23 Sep An Alternative to Mortgage Modification
As an attorney who represents debtors in bankruptcy, it is frustrating to watch families lose their homes when some basic changes to bankruptcy law would offer an effective alternative to the federal HAMP mortgage modification program, lower the number of foreclosures and let both consumers and banks benefit.
While there is some debate as to whether the economy is starting to rebound, the number of foreclosures continues to increase and jeopardize the fragile recovery. An estimated 6.7 million homes already have been lost to foreclosure and that number is expected to reach 13 million by the end of 2014, resulting in about $1 trillion in direct financial losses to borrowers, local governments and financial institutions.

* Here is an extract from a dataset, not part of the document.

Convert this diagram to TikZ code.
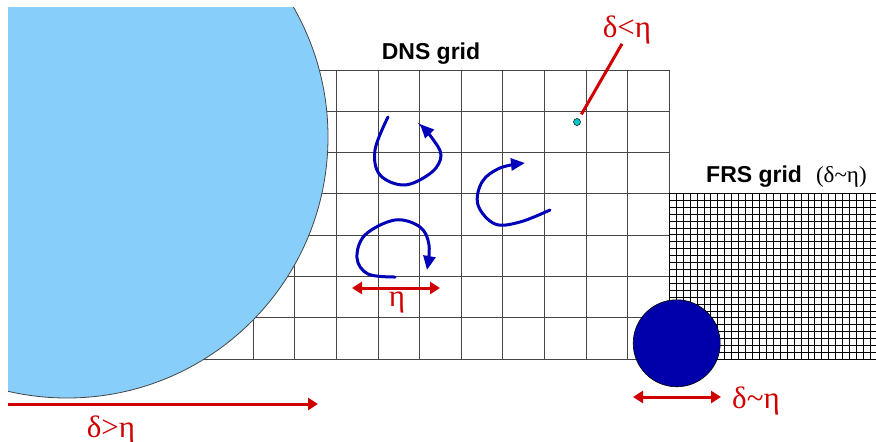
\documentclass[tikz,border=0pt]{standalone}
\usepackage{fontspec}
\setmainfont{Liberation Serif}
\setsansfont{Liberation Sans}
\usetikzlibrary{arrows.meta}
\definecolor{skyfill}{RGB}{135, 206, 250}
\definecolor{discblue}{RGB}{0, 0, 170}
\definecolor{vortexblue}{RGB}{0, 0, 185}
\definecolor{scalered}{RGB}{208, 0, 0}
\definecolor{probecyan}{RGB}{0, 200, 200}
\definecolor{gridgray}{RGB}{70, 70, 70}

\begin{document}
\begin{tikzpicture}[x=1pt, y=-1pt,
    dnsline/.style={draw=gridgray, line width=1pt},
    frsline/.style={draw=black, line width=0.8pt},
    gridlabel/.style={font=\sffamily\bfseries\fontsize{23}{27}\selectfont, inner sep=0pt},
    scalelabel/.style={font=\fontsize{31}{35}\selectfont, text=scalered, inner sep=0pt},
    scalearr/.style={line width=3pt, color=scalered, -{Triangle[length=10pt, width=12pt]}},
    botharr/.style={line width=3pt, color=scalered, {Triangle[length=10pt, width=12pt]}-{Triangle[length=10pt, width=12pt]}},
    vortex/.style={line width=3pt, color=vortexblue, line cap=round, -{Triangle[length=14pt, width=12pt]}}
]
  \useasboundingbox (0,0) rectangle (876,442);

  % DNS grid
  \foreach \j in {0,...,7}
    \draw[dnsline] (150,70+41.33*\j) -- (669.3,70+41.33*\j);
  \foreach \i in {0,...,10}
    \draw[dnsline] (253.3+41.6*\i,70) -- (253.3+41.6*\i,359.3);

  % FRS grid
  \foreach \i in {0,...,30}
    \draw[frsline] (669.3+6.93*\i,193.3) -- (669.3+6.93*\i,359.3);
  \foreach \j in {0,...,24}
    \draw[frsline] (669.3,193.3+6.92*\j) -- (876,193.3+6.92*\j);

  % large body, cut by the frame
  \begin{scope}
    \clip (8,7) rectangle (876,442);
    \filldraw[fill=skyfill, draw=gridgray, line width=0.8pt] (67,137) circle[radius=261pt];
  \end{scope}

  % small particle and probe point
  \node[circle, fill=discblue, draw=black, line width=0.6pt, minimum size=87pt, inner sep=0pt]
    (particle) at (676.7,343.3) {};
  \node[circle, fill=probecyan, draw=black, line width=0.5pt, minimum size=7pt, inner sep=0pt]
    (probe) at (577,122) {};

  % labels
  \node[gridlabel, anchor=base] (dnslabel) at (431,59) {DNS grid};
  \node[gridlabel, anchor=base west] (frslabel) at (706,182)
    {FRS grid\hspace{14pt}{\mdseries\rmfamily\fontsize{23}{26}\selectfont(δ\textasciitilde η)}};
  \node[scalelabel, anchor=base] (smalllabel) at (627,37) {δ<η};
  \node[scalelabel, anchor=base] (biglabel) at (111,437) {δ>η};
  \node[scalelabel, anchor=base] (etalabel) at (397,306) {η};
  \node[scalelabel, anchor=base west] (equallabel) at (732,408) {δ\textasciitilde η};

  % scale arrows
  \coordinate (bodyleft) at (8,404);
  \coordinate (bodyright) at (318,404);
  \coordinate (etaleft) at (352,288);
  \coordinate (etaright) at (440,288);
  \coordinate (partleft) at (633,397);
  \coordinate (partright) at (721,397);
  \draw[scalearr] (bodyleft) -- (bodyright);
  \draw[botharr] (etaleft) -- (etaright);
  \draw[botharr] (partleft) -- (partright);
  \draw[line width=3pt, scalered, shorten >=5pt] ([xshift=-5pt]smalllabel.south) -- (probe);

  % eddies
  \draw[vortex] plot[smooth, tension=0.6] coordinates
    {(388,117) (375,150) (380,175) (405,185) (432,172) (441,155) (432,138) (420,124)};
  \draw[vortex] plot[smooth, tension=0.6] coordinates
    {(550,210) (520,222) (495,224) (478,205) (482,182) (500,168) (525,163)};
  \draw[vortex] plot[smooth, tension=0.6] coordinates
    {(395,277) (368,274) (357,258) (365,235) (395,220) (420,227) (429,245) (427,270)};
\end{tikzpicture}
\end{document}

The National Association of Consumer Bankruptcy Attorneys (“NACBA”) has made a proposal for an alternative to the present HAMP mortgage modification and it is called the Principal Paydown Plan. The Principal Paydown Plan (which is not currently law) would allow underwater homeowners who file Chapter 13 bankruptcy to apply all of their monthly mortgage payments to principal for five years by reducing the interest on their loan to zero percent during their bankruptcy. Under the present system, whether or not a debtor can qualify for mortgage modification is in the hands of the lender. This would dramatically reduce negative home equity, which virtually every housing economist has cited as the leading factor pushing up home foreclosures nationwide.